## [Requirements]
Repeat the lines below exactly as they appear, but leave out the images.

## [Recorded information]

______________________________

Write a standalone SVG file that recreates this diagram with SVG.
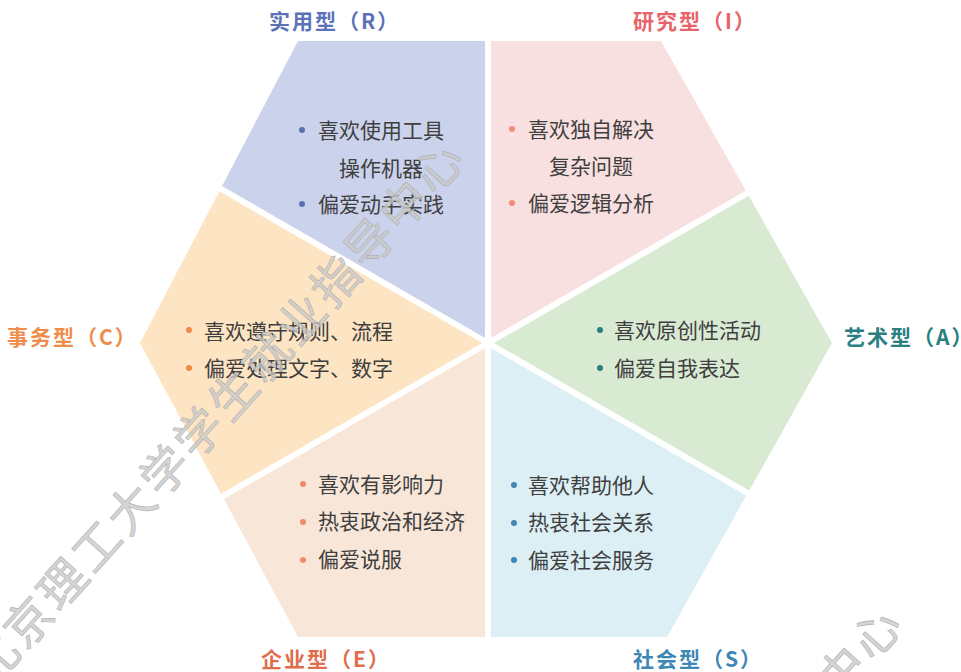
<svg xmlns="http://www.w3.org/2000/svg" width="961" height="672" viewBox="0 0 961 672">
<style>
.t{font-family:"Noto Sans CJK SC","Noto Sans",sans-serif;font-size:21px;fill:#3f3f3f;}
.h{font-family:"Noto Sans CJK SC","Noto Sans",sans-serif;font-size:21px;font-weight:bold;letter-spacing:2px;}
.gap{stroke:#ffffff;stroke-width:6;fill:none;stroke-linecap:butt;}
.wm{font-family:"Noto Sans CJK SC",sans-serif;font-size:47px;letter-spacing:4px;fill:#cacaca;fill-opacity:0.8;stroke:#b0b0b0;stroke-width:0.6;}
</style>
<rect width="961" height="672" fill="#ffffff"/>
<g id="node-R">
<polygon points="488,343 488,41 298,41 220.7,188.7" fill="#cbd2eb"/>
<circle cx="302" cy="130" r="3" fill="#5b6fb5"/>
<text class="t" x="318" y="137.5">喜欢使用工具</text>
<text class="t" x="339" y="175.5">操作机器</text>
<circle cx="302" cy="204" r="3" fill="#5b6fb5"/>
<text class="t" x="318" y="212">偏爱动手实践</text>
<text class="h" x="269" y="29" fill="#5b72b8">实用型（R）</text>
</g>
<g id="node-I">
<polygon points="488,343 747.3,193.3 661,41 488,41" fill="#f7e0df"/>
<circle cx="512" cy="129" r="3" fill="#f08c7a"/>
<text class="t" x="528" y="136.5">喜欢独自解决</text>
<text class="t" x="549" y="173.5">复杂问题</text>
<circle cx="512" cy="203" r="3" fill="#f08c7a"/>
<text class="t" x="528" y="211">偏爱逻辑分析</text>
<text class="h" x="633" y="29" fill="#e8646a">研究型（I）</text>
</g>
<g id="node-A">
<polygon points="488,343 747.8,493 832,343 747.3,193.3" fill="#d9ead3"/>
<circle cx="600" cy="330" r="3" fill="#2a7f7a"/>
<text class="t" x="614" y="338">喜欢原创性活动</text>
<circle cx="600" cy="368" r="3" fill="#2a7f7a"/>
<text class="t" x="614" y="375.5">偏爱自我表达</text>
<text class="h" x="844" y="345" fill="#2a8080">艺术型（A）</text>
</g>
<g id="node-S">
<polygon points="488,343 488,637 667,637 747.8,493" fill="#dbeff5"/>
<circle cx="514" cy="485" r="3" fill="#3f86b3"/>
<text class="t" x="528" y="492.5">喜欢帮助他人</text>
<circle cx="514" cy="523" r="3" fill="#3f86b3"/>
<text class="t" x="528" y="530">热衷社会关系</text>
<circle cx="514" cy="560" r="3" fill="#3f86b3"/>
<text class="t" x="528" y="567.5">偏爱社会服务</text>
<text class="h" x="633" y="667" fill="#3d87b5">社会型（S）</text>
</g>
<g id="node-E">
<polygon points="488,343 222.4,496.3 298,637 488,637" fill="#f8e6d8"/>
<circle cx="303" cy="484" r="3" fill="#f08a6a"/>
<text class="t" x="318" y="491.5">喜欢有影响力</text>
<circle cx="303" cy="522" r="3" fill="#f08a6a"/>
<text class="t" x="318" y="529">热衷政治和经济</text>
<circle cx="303" cy="560" r="3" fill="#f08a6a"/>
<text class="t" x="318" y="567">偏爱说服</text>
<text class="h" x="261" y="667" fill="#e06d4b">企业型（E）</text>
</g>
<g id="node-C">
<polygon points="488,343 220.7,188.7 140,343 222.4,496.3" fill="#fde4c2"/>
<circle cx="189" cy="330" r="3" fill="#f08a4a"/>
<text class="t" x="204" y="339">喜欢遵守规则、流程</text>
<circle cx="189" cy="368" r="3" fill="#f08a4a"/>
<text class="t" x="204" y="375.5">偏爱处理文字、数字</text>
<text class="h" x="7" y="345" fill="#f08c4a">事务型（C）</text>
</g>
<g id="connectors">
<line class="gap" x1="488" y1="343" x2="488" y2="36"/>
<line class="gap" x1="488" y1="343" x2="488" y2="642"/>
<line class="gap" x1="488" y1="343" x2="216" y2="186"/>
<line class="gap" x1="488" y1="343" x2="752" y2="190.5"/>
<line class="gap" x1="488" y1="343" x2="218" y2="499"/>
<line class="gap" x1="488" y1="343" x2="752" y2="495.5"/>
</g>
<g id="watermark">
<text class="wm" x="215" y="410" text-anchor="middle" dominant-baseline="central" transform="rotate(-48 215 410)">北京理工大学学生就业指导中心</text>
<text class="wm" x="653" y="876" text-anchor="middle" dominant-baseline="central" transform="rotate(-48 653 876)">北京理工大学学生就业指导中心</text>
</g>
</svg>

______________________________

## [Solution for this exercise]
Write a standalone SVG file that recreates this diagram with SVG.
<svg xmlns="http://www.w3.org/2000/svg" width="961" height="672" viewBox="0 0 961 672">
<style>
.t{font-family:"Noto Sans CJK SC","Noto Sans",sans-serif;font-size:21px;fill:#3f3f3f;}
.h{font-family:"Noto Sans CJK SC","Noto Sans",sans-serif;font-size:21px;font-weight:bold;letter-spacing:2px;}
.gap{stroke:#ffffff;stroke-width:6;fill:none;stroke-linecap:butt;}
.wm{font-family:"Noto Sans CJK SC",sans-serif;font-size:47px;letter-spacing:4px;fill:#cacaca;fill-opacity:0.8;stroke:#b0b0b0;stroke-width:0.6;}
</style>
<rect width="961" height="672" fill="#ffffff"/>
<g id="node-R">
<polygon points="488,343 488,41 298,41 220.7,188.7" fill="#cbd2eb"/>
<circle cx="302" cy="130" r="3" fill="#5b6fb5"/>
<text class="t" x="318" y="137.5">喜欢使用工具</text>
<text class="t" x="339" y="175.5">操作机器</text>
<circle cx="302" cy="204" r="3" fill="#5b6fb5"/>
<text class="t" x="318" y="212">偏爱动手实践</text>
<text class="h" x="269" y="29" fill="#5b72b8">实用型（R）</text>
</g>
<g id="node-I">
<polygon points="488,343 747.3,193.3 661,41 488,41" fill="#f7e0df"/>
<circle cx="512" cy="129" r="3" fill="#f08c7a"/>
<text class="t" x="528" y="136.5">喜欢独自解决</text>
<text class="t" x="549" y="173.5">复杂问题</text>
<circle cx="512" cy="203" r="3" fill="#f08c7a"/>
<text class="t" x="528" y="211">偏爱逻辑分析</text>
<text class="h" x="633" y="29" fill="#e8646a">研究型（I）</text>
</g>
<g id="node-A">
<polygon points="488,343 747.8,493 832,343 747.3,193.3" fill="#d9ead3"/>
<circle cx="600" cy="330" r="3" fill="#2a7f7a"/>
<text class="t" x="614" y="338">喜欢原创性活动</text>
<circle cx="600" cy="368" r="3" fill="#2a7f7a"/>
<text class="t" x="614" y="375.5">偏爱自我表达</text>
<text class="h" x="844" y="345" fill="#2a8080">艺术型（A）</text>
</g>
<g id="node-S">
<polygon points="488,343 488,637 667,637 747.8,493" fill="#dbeff5"/>
<circle cx="514" cy="485" r="3" fill="#3f86b3"/>
<text class="t" x="528" y="492.5">喜欢帮助他人</text>
<circle cx="514" cy="523" r="3" fill="#3f86b3"/>
<text class="t" x="528" y="530">热衷社会关系</text>
<circle cx="514" cy="560" r="3" fill="#3f86b3"/>
<text class="t" x="528" y="567.5">偏爱社会服务</text>
<text class="h" x="633" y="667" fill="#3d87b5">社会型（S）</text>
</g>
<g id="node-E">
<polygon points="488,343 222.4,496.3 298,637 488,637" fill="#f8e6d8"/>
<circle cx="303" cy="484" r="3" fill="#f08a6a"/>
<text class="t" x="318" y="491.5">喜欢有影响力</text>
<circle cx="303" cy="522" r="3" fill="#f08a6a"/>
<text class="t" x="318" y="529">热衷政治和经济</text>
<circle cx="303" cy="560" r="3" fill="#f08a6a"/>
<text class="t" x="318" y="567">偏爱说服</text>
<text class="h" x="261" y="667" fill="#e06d4b">企业型（E）</text>
</g>
<g id="node-C">
<polygon points="488,343 220.7,188.7 140,343 222.4,496.3" fill="#fde4c2"/>
<circle cx="189" cy="330" r="3" fill="#f08a4a"/>
<text class="t" x="204" y="339">喜欢遵守规则、流程</text>
<circle cx="189" cy="368" r="3" fill="#f08a4a"/>
<text class="t" x="204" y="375.5">偏爱处理文字、数字</text>
<text class="h" x="7" y="345" fill="#f08c4a">事务型（C）</text>
</g>
<g id="connectors">
<line class="gap" x1="488" y1="343" x2="488" y2="36"/>
<line class="gap" x1="488" y1="343" x2="488" y2="642"/>
<line class="gap" x1="488" y1="343" x2="216" y2="186"/>
<line class="gap" x1="488" y1="343" x2="752" y2="190.5"/>
<line class="gap" x1="488" y1="343" x2="218" y2="499"/>
<line class="gap" x1="488" y1="343" x2="752" y2="495.5"/>
</g>
<g id="watermark">
<text class="wm" x="215" y="410" text-anchor="middle" dominant-baseline="central" transform="rotate(-48 215 410)">北京理工大学学生就业指导中心</text>
<text class="wm" x="653" y="876" text-anchor="middle" dominant-baseline="central" transform="rotate(-48 653 876)">北京理工大学学生就业指导中心</text>
</g>
</svg>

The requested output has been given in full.